> _Aim_
Without the pictures, return each record as it appears.

◇ ◇ ◇ ◇ ◇

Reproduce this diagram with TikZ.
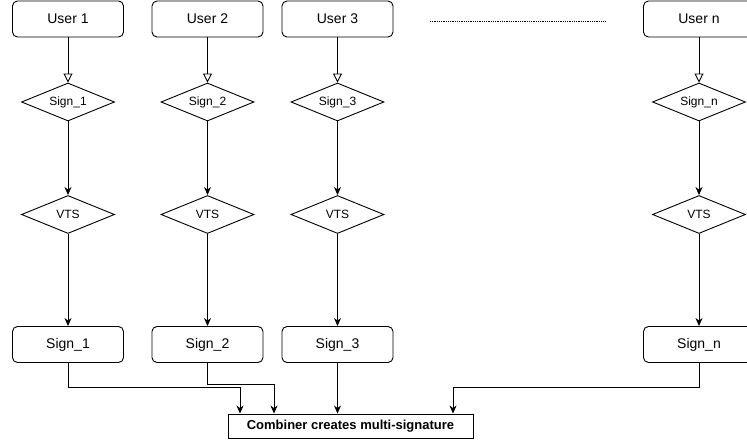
\documentclass[tikz,border=0pt]{standalone}
\usepackage{fontspec}
\setmainfont{Liberation Sans}
\usetikzlibrary{shapes.geometric,arrows.meta,calc}

\tikzset{
  box/.style={draw, line width=0.9pt, rounded corners=5pt, fill=white,
    minimum width=111pt, minimum height=36pt, inner sep=0pt,
    font=\fontsize{14}{16}\selectfont},
  gate/.style={draw, line width=0.9pt, diamond, aspect=2.45, fill=white,
    minimum width=93pt, minimum height=38pt, inner sep=0pt,
    font=\fontsize{12}{14}\selectfont},
  combbox/.style={draw, line width=0.9pt, fill=white,
    minimum width=245pt, minimum height=24pt, inner sep=0pt,
    font=\fontsize{13}{15}\selectfont\bfseries},
  openarr/.style={line width=0.9pt, -{Triangle[open,length=9pt,width=9pt]}},
  arr/.style={line width=0.9pt, -{Stealth[length=8pt,width=7pt,inset=2.5pt]}},
}

\begin{document}
\begin{tikzpicture}[x=1pt,y=-1pt]
\useasboundingbox (0,0) rectangle (747,443);

% user column nodes
\foreach \id/\cx/\lab in {1/68/1, 2/207.5/2, 3/337.5/3, n/699/n}{
  \node[box]  (u\id) at (\cx,19)    {User \lab};
  \node[gate] (g\id) at (\cx,102)   {Sign\_\lab};
  \node[gate] (v\id) at (\cx,214.5) {VTS};
  \node[box]  (s\id) at (\cx,344.5) {Sign\_\lab};
  \draw[openarr] (u\id) -- (g\id);
  \draw[arr] (g\id) -- (v\id);
  \draw[arr] (v\id) -- (s\id);
}

% ellipsis between user 3 and user n
\coordinate (dA) at (430,21);
\coordinate (dB) at (605,21);
\draw[line width=0.7pt, dash pattern=on 0.9pt off 0.9pt] (dA) -- (dB);

% combiner
\node[combbox] (comb) at (350.5,426) {Combiner creates multi-signature};

\draw[arr] (s1.south) -- ++(0,25) -| ([xshift=-110.5pt]comb.north);
\draw[arr] (s2.south) -- ++(0,22) -| ([xshift=-76.5pt]comb.north);
\draw[arr] (s3.south) -- (s3.south |- comb.north);
\draw[arr] (sn.south) -- ++(0,25) -| ([xshift=102.5pt]comb.north);
\end{tikzpicture}
\end{document}
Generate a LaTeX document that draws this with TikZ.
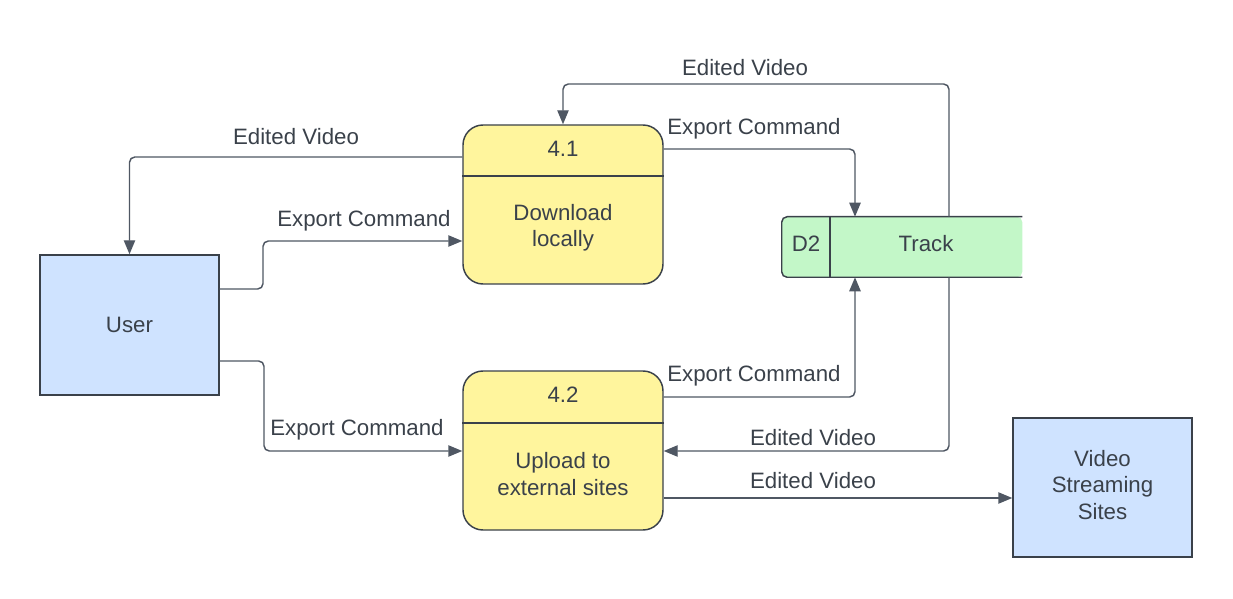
\documentclass[tikz,border=0pt]{standalone}
\usepackage{fontspec}
\setmainfont{Liberation Sans}
\usetikzlibrary{arrows.meta}
\definecolor{ink}{HTML}{3A414A}
\definecolor{wire}{HTML}{4F5763}
\definecolor{bluefill}{HTML}{CFE3FF}
\definecolor{yellowfill}{HTML}{FFF59D}
\definecolor{greenfill}{HTML}{C3F7C8}
\tikzset{
  every node/.style={font=\fontsize{16.7}{19.6}\selectfont, text=ink},
  entity/.style={draw=ink, line width=1.1pt, fill=bluefill, minimum width=134.25pt, minimum height=105pt, align=center, inner sep=0pt},
  process/.style={draw=ink, line width=1.1pt, fill=yellowfill, rounded corners=15pt, minimum width=150pt, minimum height=119.25pt, inner sep=0pt},
  conn/.style={draw=wire, line width=1.1pt, rounded corners=4pt, -{Triangle[length=10.5pt,width=8.5pt]}},
  lbl/.style={inner sep=1pt},
}
\begin{document}
\begin{tikzpicture}[x=0.75pt,y=-0.75pt]
\useasboundingbox (0,0) rectangle (1233,599);
% entities
\node[entity] (user) at (129.5,325) {User};
\node[entity, minimum height=104.25pt] (vss) at (1102.5,487.5) {};
\node[align=center] (vsst) at (1102.5,485) {Video\\Streaming\\Sites};
% processes
\node[process] (p41) at (563,204.5) {};
\draw[ink, line width=1.1pt] (p41.west |- 0,176) -- (p41.east |- 0,176);
\node (p41id) at (563,149) {4.1};
\node[align=center] (p41t) at (563,228) {Download\\locally};
\node[process] (p42) at (563,450.5) {};
\draw[ink, line width=1.1pt] (p42.west |- 0,423) -- (p42.east |- 0,423);
\node (p42id) at (563,395) {4.2};
\node[align=center] (p42t) at (563,474) {Upload to\\external sites};
% data store
\node[minimum width=180pt, minimum height=45pt, inner sep=0pt] (ds) at (902,247) {};
\path[fill=greenfill, rounded corners=4pt] (ds.north east) -- (ds.north west) -- (ds.south west) -- (ds.south east) -- cycle;
\draw[ink, line width=1.1pt, rounded corners=4pt] (ds.north east) -- (ds.north west) -- (ds.south west) -- (ds.south east);
\draw[ink, line width=1.1pt] (ds.north -| 830,0) -- (ds.south -| 830,0);
\node (dsid) at (806,244) {D2};
\node (dsname) at (926,244) {Track};
% connectors
\draw[conn] (p41.west |- 0,157) -| (user.north);
\node[lbl] (l1) at (296,137) {Edited Video};
\draw[conn] (user.east |- 0,289) -- (263,289) -- (263,241) -- (p41.west |- 0,241);
\node[lbl] (l2) at (364,221) {Export Command};
\draw[conn] (user.east |- 0,361) -- (264,361) -- (264,451) -- (p42.west |- 0,451);
\node[lbl] (l3) at (357,430) {Export Command};
\draw[conn] (p41.east |- 0,149) -| (ds.north -| 855,0);
\node[lbl] (l4) at (754,129) {Export Command};
\draw[conn] (ds.north -| 949,0) -- (949,84) -- (563,84) -- (p41.north);
\node[lbl] (l5) at (745,68) {Edited Video};
\draw[conn] (p42.east |- 0,397) -| (ds.south -| 855,0);
\node[lbl] (l6) at (754,376) {Export Command};
\draw[conn] (ds.south -| 949,0) |- (p42.east |- 0,451);
\node[lbl] (l7) at (813,438) {Edited Video};
\draw[conn] (p42.east |- 0,498) -- (vss.west |- 0,498);
\node[lbl] (l8) at (813,481) {Edited Video};
\end{tikzpicture}
\end{document}
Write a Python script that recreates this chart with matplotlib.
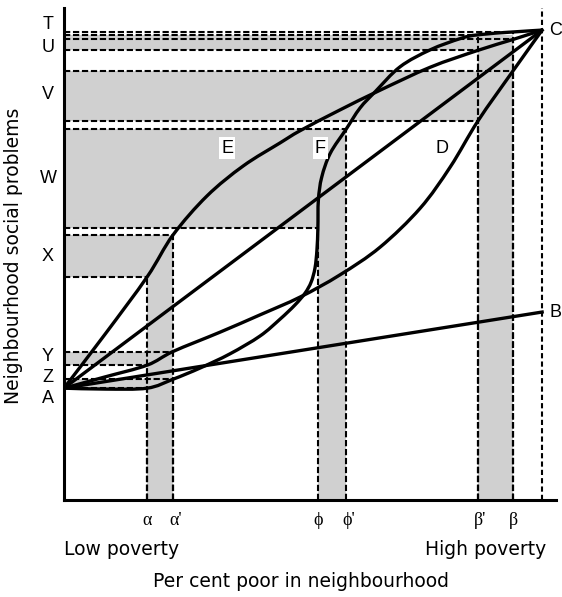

◇ ◇ ◇ ◇ ◇

> _Completed task_
Reproduce this diagram with TikZ.
\documentclass[tikz,border=0pt]{standalone}
\usepackage{fontspec}
\setmainfont{Liberation Sans}
\usetikzlibrary{shapes.geometric,arrows.meta,calc}

\tikzset{
  box/.style={draw, line width=0.9pt, rounded corners=5pt, fill=white,
    minimum width=111pt, minimum height=36pt, inner sep=0pt,
    font=\fontsize{14}{16}\selectfont},
  gate/.style={draw, line width=0.9pt, diamond, aspect=2.45, fill=white,
    minimum width=93pt, minimum height=38pt, inner sep=0pt,
    font=\fontsize{12}{14}\selectfont},
  combbox/.style={draw, line width=0.9pt, fill=white,
    minimum width=245pt, minimum height=24pt, inner sep=0pt,
    font=\fontsize{13}{15}\selectfont\bfseries},
  openarr/.style={line width=0.9pt, -{Triangle[open,length=9pt,width=9pt]}},
  arr/.style={line width=0.9pt, -{Stealth[length=8pt,width=7pt,inset=2.5pt]}},
}

\begin{document}
\begin{tikzpicture}[x=1pt,y=-1pt]
\useasboundingbox (0,0) rectangle (747,443);

% user column nodes
\foreach \id/\cx/\lab in {1/68/1, 2/207.5/2, 3/337.5/3, n/699/n}{
  \node[box]  (u\id) at (\cx,19)    {User \lab};
  \node[gate] (g\id) at (\cx,102)   {Sign\_\lab};
  \node[gate] (v\id) at (\cx,214.5) {VTS};
  \node[box]  (s\id) at (\cx,344.5) {Sign\_\lab};
  \draw[openarr] (u\id) -- (g\id);
  \draw[arr] (g\id) -- (v\id);
  \draw[arr] (v\id) -- (s\id);
}

% ellipsis between user 3 and user n
\coordinate (dA) at (430,21);
\coordinate (dB) at (605,21);
\draw[line width=0.7pt, dash pattern=on 0.9pt off 0.9pt] (dA) -- (dB);

% combiner
\node[combbox] (comb) at (350.5,426) {Combiner creates multi-signature};

\draw[arr] (s1.south) -- ++(0,25) -| ([xshift=-110.5pt]comb.north);
\draw[arr] (s2.south) -- ++(0,22) -| ([xshift=-76.5pt]comb.north);
\draw[arr] (s3.south) -- (s3.south |- comb.north);
\draw[arr] (sn.south) -- ++(0,25) -| ([xshift=102.5pt]comb.north);
\end{tikzpicture}
\end{document}
Generate a LaTeX document that draws this with TikZ.
\documentclass[tikz,border=0pt]{standalone}
\usepackage{fontspec}
\setmainfont{Liberation Sans}
\usetikzlibrary{arrows.meta}
\definecolor{ink}{HTML}{3A414A}
\definecolor{wire}{HTML}{4F5763}
\definecolor{bluefill}{HTML}{CFE3FF}
\definecolor{yellowfill}{HTML}{FFF59D}
\definecolor{greenfill}{HTML}{C3F7C8}
\tikzset{
  every node/.style={font=\fontsize{16.7}{19.6}\selectfont, text=ink},
  entity/.style={draw=ink, line width=1.1pt, fill=bluefill, minimum width=134.25pt, minimum height=105pt, align=center, inner sep=0pt},
  process/.style={draw=ink, line width=1.1pt, fill=yellowfill, rounded corners=15pt, minimum width=150pt, minimum height=119.25pt, inner sep=0pt},
  conn/.style={draw=wire, line width=1.1pt, rounded corners=4pt, -{Triangle[length=10.5pt,width=8.5pt]}},
  lbl/.style={inner sep=1pt},
}
\begin{document}
\begin{tikzpicture}[x=0.75pt,y=-0.75pt]
\useasboundingbox (0,0) rectangle (1233,599);
% entities
\node[entity] (user) at (129.5,325) {User};
\node[entity, minimum height=104.25pt] (vss) at (1102.5,487.5) {};
\node[align=center] (vsst) at (1102.5,485) {Video\\Streaming\\Sites};
% processes
\node[process] (p41) at (563,204.5) {};
\draw[ink, line width=1.1pt] (p41.west |- 0,176) -- (p41.east |- 0,176);
\node (p41id) at (563,149) {4.1};
\node[align=center] (p41t) at (563,228) {Download\\locally};
\node[process] (p42) at (563,450.5) {};
\draw[ink, line width=1.1pt] (p42.west |- 0,423) -- (p42.east |- 0,423);
\node (p42id) at (563,395) {4.2};
\node[align=center] (p42t) at (563,474) {Upload to\\external sites};
% data store
\node[minimum width=180pt, minimum height=45pt, inner sep=0pt] (ds) at (902,247) {};
\path[fill=greenfill, rounded corners=4pt] (ds.north east) -- (ds.north west) -- (ds.south west) -- (ds.south east) -- cycle;
\draw[ink, line width=1.1pt, rounded corners=4pt] (ds.north east) -- (ds.north west) -- (ds.south west) -- (ds.south east);
\draw[ink, line width=1.1pt] (ds.north -| 830,0) -- (ds.south -| 830,0);
\node (dsid) at (806,244) {D2};
\node (dsname) at (926,244) {Track};
% connectors
\draw[conn] (p41.west |- 0,157) -| (user.north);
\node[lbl] (l1) at (296,137) {Edited Video};
\draw[conn] (user.east |- 0,289) -- (263,289) -- (263,241) -- (p41.west |- 0,241);
\node[lbl] (l2) at (364,221) {Export Command};
\draw[conn] (user.east |- 0,361) -- (264,361) -- (264,451) -- (p42.west |- 0,451);
\node[lbl] (l3) at (357,430) {Export Command};
\draw[conn] (p41.east |- 0,149) -| (ds.north -| 855,0);
\node[lbl] (l4) at (754,129) {Export Command};
\draw[conn] (ds.north -| 949,0) -- (949,84) -- (563,84) -- (p41.north);
\node[lbl] (l5) at (745,68) {Edited Video};
\draw[conn] (p42.east |- 0,397) -| (ds.south -| 855,0);
\node[lbl] (l6) at (754,376) {Export Command};
\draw[conn] (ds.south -| 949,0) |- (p42.east |- 0,451);
\node[lbl] (l7) at (813,438) {Edited Video};
\draw[conn] (p42.east |- 0,498) -- (vss.west |- 0,498);
\node[lbl] (l8) at (813,481) {Edited Video};
\end{tikzpicture}
\end{document}
Write a Python script that recreates this chart with matplotlib.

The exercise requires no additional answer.